Decent asking price with 20 euro. Got it in a bundle so even better. It looked like a short, small game, but it was bigger then expected, wich is a positive for me!
Steam User 5
I was a bit put off by this game at first, thinking oh it's a game for kids, and it probably is, but I don't give a hoot because it's fun as hell. I felt it was very addictive as I could not stop playing it. Chill game, beautifully crafted, controls are brilliant. Most of the game is pretty intuitive, but I still had to YouTube a couple of things as I suck at games. Navigating this gorgeous world reminded me of N64's Super Mario, with lots to do engaging in tasks and puzzles. I liked it so much I bought the PS4 version to play on the big screen and hopefully get my wife to play it. Chinbig, thanks for this awesome game, looking forward to more like this. Plays perfectly on my Steam Deck.
Steam User 2
A very heartwarming story enveloped in a cozy casual farming and sailing game.
Summer in Mara made me forget about my real world problems for a while but also made me tear up a little bit here and there with its story, even though I felt it could have used a little more time developing some scenes and dialogues, the story beats were very solid.
Quests were mainly fetch quests with a bit of crafting here and there, the game does not hold your hand about its mechanics and in the early game, I really struggled to figure out some of its systems and some quests were vague on what to do or where to go, making me go to the internet for help, but it was ok.
As for music, the game's sound design was very strange, the first few hours had only like 2 or 3 tracks lopping over and over and it was very annoying but as you continue playing, new tracks are added and it isnt as bad.. but yeah, music in the game needs rework to make it acceptable.
As far as achievements go, pretty simple, just complete all storylines with a few special achievements requiring exploration here and there, no missables, just a little bit of fetch quest grind. You should be able to 100% this title in a week or so.
The main character is adorable and her attitude is commendable, I liked her best out of everything else in the game, brave, outgoing, hard working and reliable, they really made her super likeable.
Summer in Mara gets 31 seashells I compulsively picked up at every chance out of 47 times I went bananas looking for bananas so I can make home-made gunpowder. An enjoyable title!
Steam User 4
This is a truly lovely and family-friendly game. It deals (gently) with themes of environmentalism, death/loss/memory, neighbors and community, and more.

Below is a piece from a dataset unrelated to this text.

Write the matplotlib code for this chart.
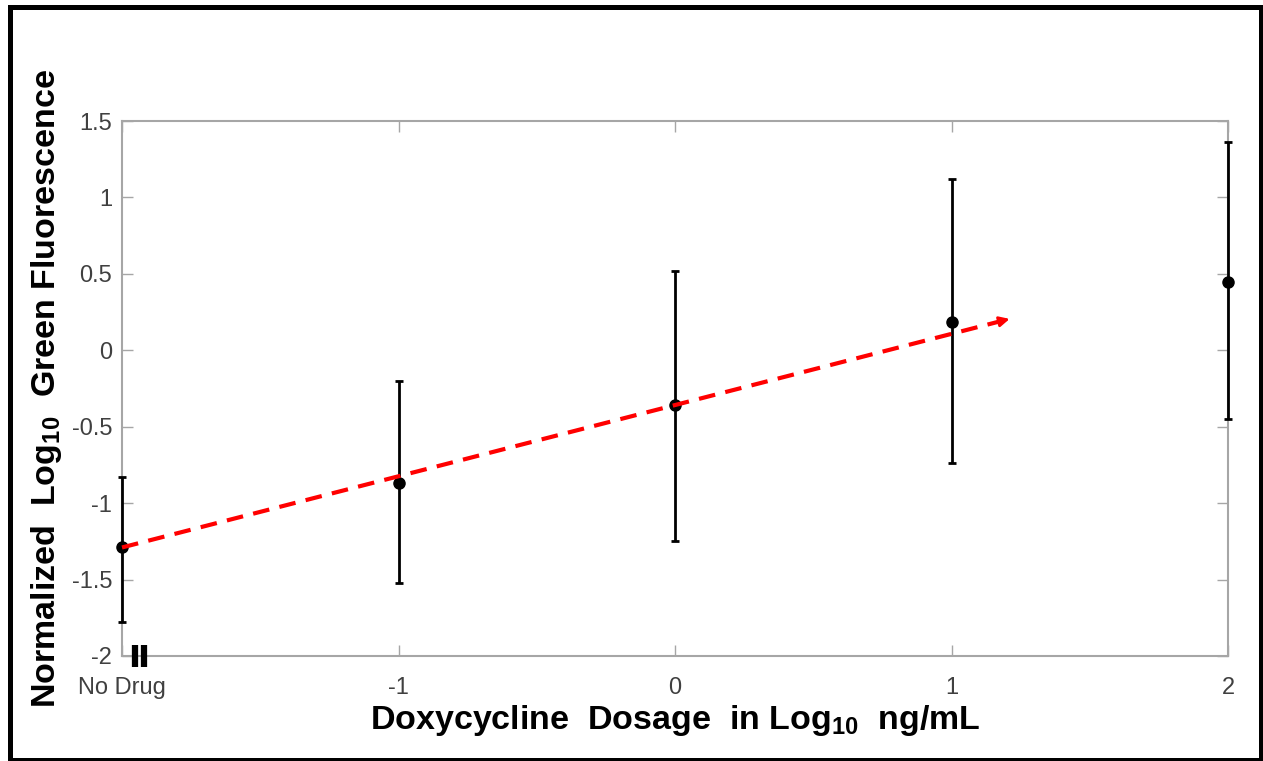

The gameplay loop never grew tedious to me, although at times figuring out what I needed to do next from cryptic quest log text ("Something interesting will happen soon! - meant I had to sail to a specific map spot, as one example) required me to check a guide online. It is only loosely a farming/lifestyle simulator--more emphasis on finding and delivering certain items in the later parts of the game over the farming elements. So don't come here looking for a Story of the Seasons clone, but don't be driven away by assuming the farming will be cumbersome!
The game is beautiful and bright, and the characters have more personality in them than many AAA rpgs.
I have a lot more quest content ahead of me and I'm at 13 hours played. I imagine without checking guides too often that I'll get at least 20 hours to complete the story and maybe most of the sidequests, but beyond that there are also collectibles to find.
I think Chibig tells great small(er) stories. I'm glad I bought this game and will probably pick up Mika at some point as a result of my positive experience with this one.